■ **Given data**:
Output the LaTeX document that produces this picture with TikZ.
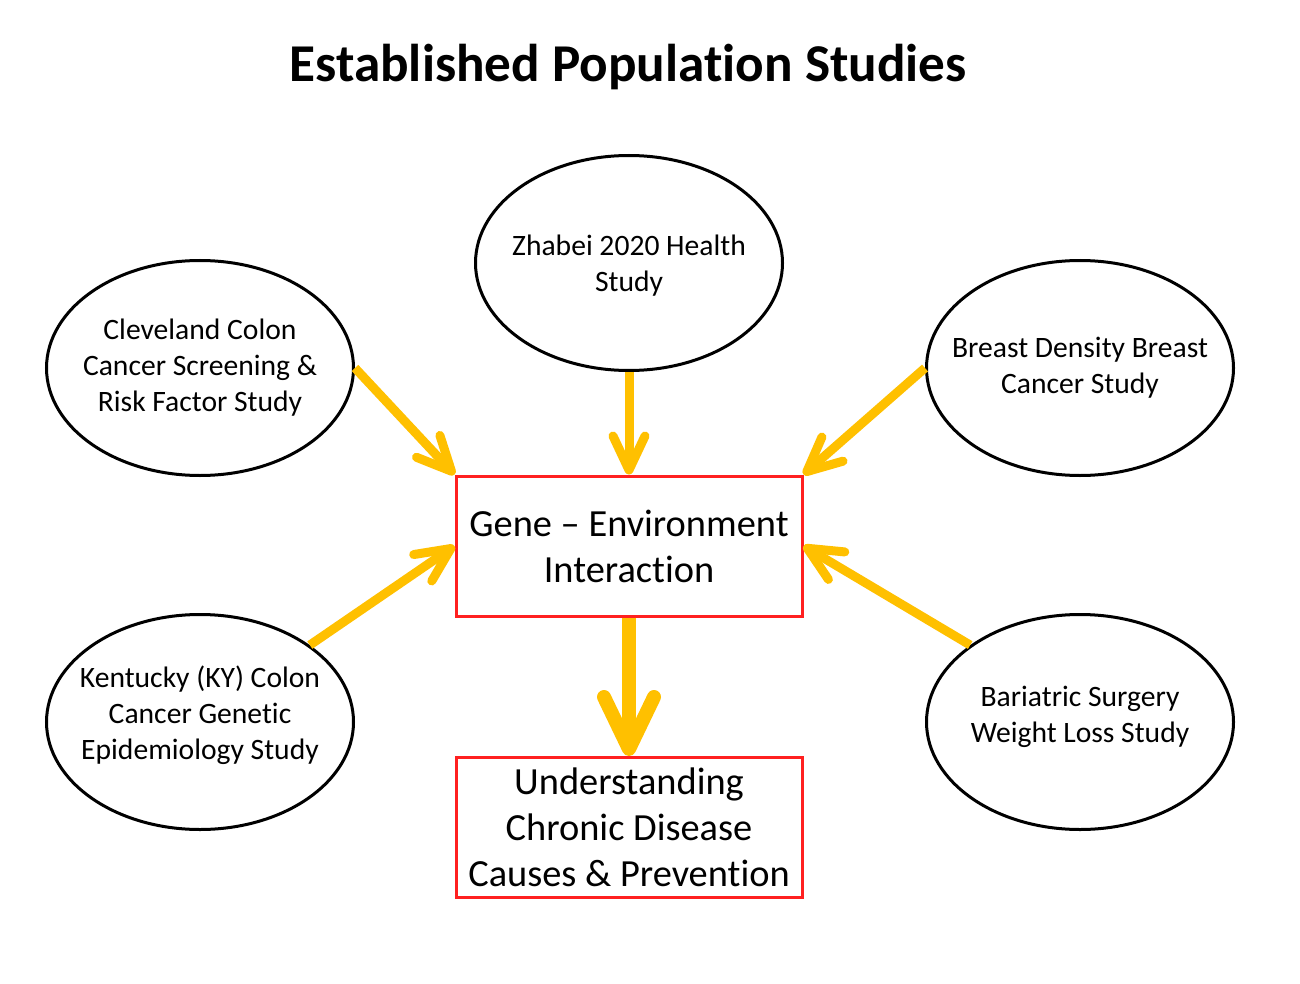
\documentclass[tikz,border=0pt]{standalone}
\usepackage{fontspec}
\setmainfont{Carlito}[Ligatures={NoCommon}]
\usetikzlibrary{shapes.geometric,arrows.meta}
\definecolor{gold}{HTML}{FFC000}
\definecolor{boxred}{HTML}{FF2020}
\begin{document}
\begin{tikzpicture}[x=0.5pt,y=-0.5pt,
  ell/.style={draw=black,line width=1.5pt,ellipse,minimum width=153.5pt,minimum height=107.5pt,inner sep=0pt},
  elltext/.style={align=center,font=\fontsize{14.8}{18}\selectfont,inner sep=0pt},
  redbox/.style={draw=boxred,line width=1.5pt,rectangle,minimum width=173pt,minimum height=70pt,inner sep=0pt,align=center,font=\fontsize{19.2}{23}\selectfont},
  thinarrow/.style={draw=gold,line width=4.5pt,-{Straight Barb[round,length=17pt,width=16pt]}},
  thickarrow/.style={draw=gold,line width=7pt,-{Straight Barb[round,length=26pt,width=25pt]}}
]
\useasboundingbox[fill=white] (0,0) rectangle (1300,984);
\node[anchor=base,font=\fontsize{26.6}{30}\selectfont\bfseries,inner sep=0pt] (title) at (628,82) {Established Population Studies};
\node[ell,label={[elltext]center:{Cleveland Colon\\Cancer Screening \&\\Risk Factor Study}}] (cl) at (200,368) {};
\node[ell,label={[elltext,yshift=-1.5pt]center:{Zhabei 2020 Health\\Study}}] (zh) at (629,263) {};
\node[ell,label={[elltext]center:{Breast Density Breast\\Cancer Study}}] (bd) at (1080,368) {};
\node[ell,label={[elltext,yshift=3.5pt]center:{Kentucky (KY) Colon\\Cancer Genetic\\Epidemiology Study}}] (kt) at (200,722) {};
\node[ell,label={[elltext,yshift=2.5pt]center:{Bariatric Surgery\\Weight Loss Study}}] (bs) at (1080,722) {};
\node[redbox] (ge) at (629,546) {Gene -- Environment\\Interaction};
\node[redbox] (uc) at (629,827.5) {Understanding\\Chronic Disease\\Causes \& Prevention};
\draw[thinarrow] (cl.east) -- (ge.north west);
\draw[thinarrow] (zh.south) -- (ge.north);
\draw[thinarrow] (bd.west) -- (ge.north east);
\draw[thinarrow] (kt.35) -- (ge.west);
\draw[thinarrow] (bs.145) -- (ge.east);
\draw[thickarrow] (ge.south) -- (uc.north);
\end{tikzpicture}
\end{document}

■ **Exercise directions**:
Restate the data above word for word. Skip every picture.

■ **Result of the task**:
Output the LaTeX document that produces this picture with TikZ.
\documentclass[tikz,border=0pt]{standalone}
\usepackage{fontspec}
\setmainfont{Carlito}[Ligatures={NoCommon}]
\usetikzlibrary{shapes.geometric,arrows.meta}
\definecolor{gold}{HTML}{FFC000}
\definecolor{boxred}{HTML}{FF2020}
\begin{document}
\begin{tikzpicture}[x=0.5pt,y=-0.5pt,
  ell/.style={draw=black,line width=1.5pt,ellipse,minimum width=153.5pt,minimum height=107.5pt,inner sep=0pt},
  elltext/.style={align=center,font=\fontsize{14.8}{18}\selectfont,inner sep=0pt},
  redbox/.style={draw=boxred,line width=1.5pt,rectangle,minimum width=173pt,minimum height=70pt,inner sep=0pt,align=center,font=\fontsize{19.2}{23}\selectfont},
  thinarrow/.style={draw=gold,line width=4.5pt,-{Straight Barb[round,length=17pt,width=16pt]}},
  thickarrow/.style={draw=gold,line width=7pt,-{Straight Barb[round,length=26pt,width=25pt]}}
]
\useasboundingbox[fill=white] (0,0) rectangle (1300,984);
\node[anchor=base,font=\fontsize{26.6}{30}\selectfont\bfseries,inner sep=0pt] (title) at (628,82) {Established Population Studies};
\node[ell,label={[elltext]center:{Cleveland Colon\\Cancer Screening \&\\Risk Factor Study}}] (cl) at (200,368) {};
\node[ell,label={[elltext,yshift=-1.5pt]center:{Zhabei 2020 Health\\Study}}] (zh) at (629,263) {};
\node[ell,label={[elltext]center:{Breast Density Breast\\Cancer Study}}] (bd) at (1080,368) {};
\node[ell,label={[elltext,yshift=3.5pt]center:{Kentucky (KY) Colon\\Cancer Genetic\\Epidemiology Study}}] (kt) at (200,722) {};
\node[ell,label={[elltext,yshift=2.5pt]center:{Bariatric Surgery\\Weight Loss Study}}] (bs) at (1080,722) {};
\node[redbox] (ge) at (629,546) {Gene -- Environment\\Interaction};
\node[redbox] (uc) at (629,827.5) {Understanding\\Chronic Disease\\Causes \& Prevention};
\draw[thinarrow] (cl.east) -- (ge.north west);
\draw[thinarrow] (zh.south) -- (ge.north);
\draw[thinarrow] (bd.west) -- (ge.north east);
\draw[thinarrow] (kt.35) -- (ge.west);
\draw[thinarrow] (bs.145) -- (ge.east);
\draw[thickarrow] (ge.south) -- (uc.north);
\end{tikzpicture}
\end{document}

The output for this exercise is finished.